- What you are asked to do
Quote, verbatim, all material below, without pictures.

------

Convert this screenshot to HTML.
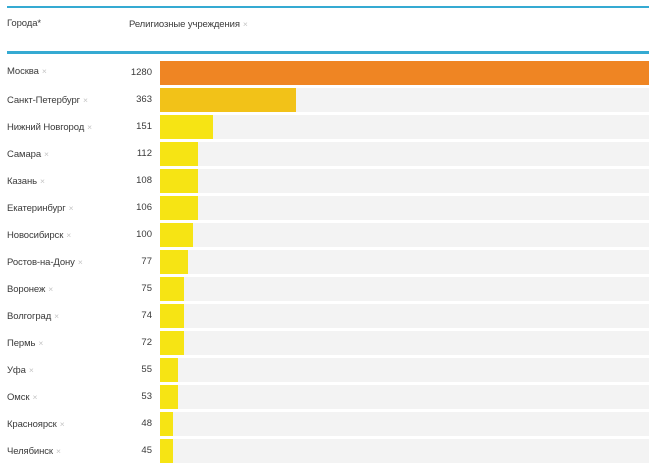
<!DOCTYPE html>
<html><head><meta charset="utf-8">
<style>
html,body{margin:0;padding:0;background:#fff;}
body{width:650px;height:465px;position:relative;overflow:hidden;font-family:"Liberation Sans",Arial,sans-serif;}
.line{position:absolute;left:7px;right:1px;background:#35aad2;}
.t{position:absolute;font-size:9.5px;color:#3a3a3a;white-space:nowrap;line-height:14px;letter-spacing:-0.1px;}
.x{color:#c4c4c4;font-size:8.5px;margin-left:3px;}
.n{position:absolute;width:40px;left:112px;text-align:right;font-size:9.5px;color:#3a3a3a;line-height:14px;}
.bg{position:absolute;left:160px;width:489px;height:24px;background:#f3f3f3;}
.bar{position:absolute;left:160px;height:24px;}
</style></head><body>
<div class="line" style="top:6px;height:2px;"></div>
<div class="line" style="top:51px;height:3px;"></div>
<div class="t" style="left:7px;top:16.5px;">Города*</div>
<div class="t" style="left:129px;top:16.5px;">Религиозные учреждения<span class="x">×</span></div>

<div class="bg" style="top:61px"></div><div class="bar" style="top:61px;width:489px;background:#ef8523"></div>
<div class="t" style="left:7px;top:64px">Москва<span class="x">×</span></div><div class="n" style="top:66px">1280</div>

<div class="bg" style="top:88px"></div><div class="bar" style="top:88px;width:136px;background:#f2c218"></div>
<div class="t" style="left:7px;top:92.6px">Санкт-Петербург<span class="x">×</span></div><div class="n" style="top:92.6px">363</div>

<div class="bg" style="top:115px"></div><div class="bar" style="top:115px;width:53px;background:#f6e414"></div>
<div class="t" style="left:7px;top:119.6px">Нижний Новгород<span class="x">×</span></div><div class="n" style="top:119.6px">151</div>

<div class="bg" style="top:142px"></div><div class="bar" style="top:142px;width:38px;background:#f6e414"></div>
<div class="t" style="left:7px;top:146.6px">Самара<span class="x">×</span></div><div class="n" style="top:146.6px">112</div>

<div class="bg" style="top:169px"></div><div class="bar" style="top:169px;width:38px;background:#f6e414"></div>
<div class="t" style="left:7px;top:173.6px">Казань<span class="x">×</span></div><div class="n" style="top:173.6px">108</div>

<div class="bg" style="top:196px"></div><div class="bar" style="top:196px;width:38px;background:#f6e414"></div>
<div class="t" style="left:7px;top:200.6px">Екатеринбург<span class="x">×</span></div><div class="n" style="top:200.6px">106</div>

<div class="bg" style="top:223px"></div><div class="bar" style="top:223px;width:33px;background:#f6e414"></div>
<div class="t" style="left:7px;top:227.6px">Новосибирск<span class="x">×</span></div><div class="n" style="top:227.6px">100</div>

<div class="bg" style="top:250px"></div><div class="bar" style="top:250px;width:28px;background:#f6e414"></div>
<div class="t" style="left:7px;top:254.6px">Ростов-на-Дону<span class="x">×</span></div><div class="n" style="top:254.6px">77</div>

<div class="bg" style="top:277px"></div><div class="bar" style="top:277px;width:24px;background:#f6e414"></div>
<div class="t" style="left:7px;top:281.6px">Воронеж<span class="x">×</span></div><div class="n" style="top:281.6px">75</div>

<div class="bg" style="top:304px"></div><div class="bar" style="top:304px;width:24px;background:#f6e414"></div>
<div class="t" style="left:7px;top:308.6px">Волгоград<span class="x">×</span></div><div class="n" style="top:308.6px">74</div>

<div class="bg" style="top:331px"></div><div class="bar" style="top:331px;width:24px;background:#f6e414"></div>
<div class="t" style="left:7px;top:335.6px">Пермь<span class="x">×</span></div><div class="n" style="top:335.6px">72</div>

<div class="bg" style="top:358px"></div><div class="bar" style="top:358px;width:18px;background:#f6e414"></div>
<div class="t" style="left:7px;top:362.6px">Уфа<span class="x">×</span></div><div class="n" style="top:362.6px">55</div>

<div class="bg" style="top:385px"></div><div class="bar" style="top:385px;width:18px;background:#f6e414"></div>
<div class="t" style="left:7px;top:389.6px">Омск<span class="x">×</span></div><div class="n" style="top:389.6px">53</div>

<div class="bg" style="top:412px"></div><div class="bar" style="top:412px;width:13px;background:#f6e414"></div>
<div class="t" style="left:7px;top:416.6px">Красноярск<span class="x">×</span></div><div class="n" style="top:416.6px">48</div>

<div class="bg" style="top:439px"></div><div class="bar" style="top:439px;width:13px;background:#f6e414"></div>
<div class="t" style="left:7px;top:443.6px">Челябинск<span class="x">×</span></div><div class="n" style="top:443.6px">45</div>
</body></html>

------

- Task output
Convert this screenshot to HTML.
<!DOCTYPE html>
<html><head><meta charset="utf-8">
<style>
html,body{margin:0;padding:0;background:#fff;}
body{width:650px;height:465px;position:relative;overflow:hidden;font-family:"Liberation Sans",Arial,sans-serif;}
.line{position:absolute;left:7px;right:1px;background:#35aad2;}
.t{position:absolute;font-size:9.5px;color:#3a3a3a;white-space:nowrap;line-height:14px;letter-spacing:-0.1px;}
.x{color:#c4c4c4;font-size:8.5px;margin-left:3px;}
.n{position:absolute;width:40px;left:112px;text-align:right;font-size:9.5px;color:#3a3a3a;line-height:14px;}
.bg{position:absolute;left:160px;width:489px;height:24px;background:#f3f3f3;}
.bar{position:absolute;left:160px;height:24px;}
</style></head><body>
<div class="line" style="top:6px;height:2px;"></div>
<div class="line" style="top:51px;height:3px;"></div>
<div class="t" style="left:7px;top:16.5px;">Города*</div>
<div class="t" style="left:129px;top:16.5px;">Религиозные учреждения<span class="x">×</span></div>

<div class="bg" style="top:61px"></div><div class="bar" style="top:61px;width:489px;background:#ef8523"></div>
<div class="t" style="left:7px;top:64px">Москва<span class="x">×</span></div><div class="n" style="top:66px">1280</div>

<div class="bg" style="top:88px"></div><div class="bar" style="top:88px;width:136px;background:#f2c218"></div>
<div class="t" style="left:7px;top:92.6px">Санкт-Петербург<span class="x">×</span></div><div class="n" style="top:92.6px">363</div>

<div class="bg" style="top:115px"></div><div class="bar" style="top:115px;width:53px;background:#f6e414"></div>
<div class="t" style="left:7px;top:119.6px">Нижний Новгород<span class="x">×</span></div><div class="n" style="top:119.6px">151</div>

<div class="bg" style="top:142px"></div><div class="bar" style="top:142px;width:38px;background:#f6e414"></div>
<div class="t" style="left:7px;top:146.6px">Самара<span class="x">×</span></div><div class="n" style="top:146.6px">112</div>

<div class="bg" style="top:169px"></div><div class="bar" style="top:169px;width:38px;background:#f6e414"></div>
<div class="t" style="left:7px;top:173.6px">Казань<span class="x">×</span></div><div class="n" style="top:173.6px">108</div>

<div class="bg" style="top:196px"></div><div class="bar" style="top:196px;width:38px;background:#f6e414"></div>
<div class="t" style="left:7px;top:200.6px">Екатеринбург<span class="x">×</span></div><div class="n" style="top:200.6px">106</div>

<div class="bg" style="top:223px"></div><div class="bar" style="top:223px;width:33px;background:#f6e414"></div>
<div class="t" style="left:7px;top:227.6px">Новосибирск<span class="x">×</span></div><div class="n" style="top:227.6px">100</div>

<div class="bg" style="top:250px"></div><div class="bar" style="top:250px;width:28px;background:#f6e414"></div>
<div class="t" style="left:7px;top:254.6px">Ростов-на-Дону<span class="x">×</span></div><div class="n" style="top:254.6px">77</div>

<div class="bg" style="top:277px"></div><div class="bar" style="top:277px;width:24px;background:#f6e414"></div>
<div class="t" style="left:7px;top:281.6px">Воронеж<span class="x">×</span></div><div class="n" style="top:281.6px">75</div>

<div class="bg" style="top:304px"></div><div class="bar" style="top:304px;width:24px;background:#f6e414"></div>
<div class="t" style="left:7px;top:308.6px">Волгоград<span class="x">×</span></div><div class="n" style="top:308.6px">74</div>

<div class="bg" style="top:331px"></div><div class="bar" style="top:331px;width:24px;background:#f6e414"></div>
<div class="t" style="left:7px;top:335.6px">Пермь<span class="x">×</span></div><div class="n" style="top:335.6px">72</div>

<div class="bg" style="top:358px"></div><div class="bar" style="top:358px;width:18px;background:#f6e414"></div>
<div class="t" style="left:7px;top:362.6px">Уфа<span class="x">×</span></div><div class="n" style="top:362.6px">55</div>

<div class="bg" style="top:385px"></div><div class="bar" style="top:385px;width:18px;background:#f6e414"></div>
<div class="t" style="left:7px;top:389.6px">Омск<span class="x">×</span></div><div class="n" style="top:389.6px">53</div>

<div class="bg" style="top:412px"></div><div class="bar" style="top:412px;width:13px;background:#f6e414"></div>
<div class="t" style="left:7px;top:416.6px">Красноярск<span class="x">×</span></div><div class="n" style="top:416.6px">48</div>

<div class="bg" style="top:439px"></div><div class="bar" style="top:439px;width:13px;background:#f6e414"></div>
<div class="t" style="left:7px;top:443.6px">Челябинск<span class="x">×</span></div><div class="n" style="top:443.6px">45</div>
</body></html>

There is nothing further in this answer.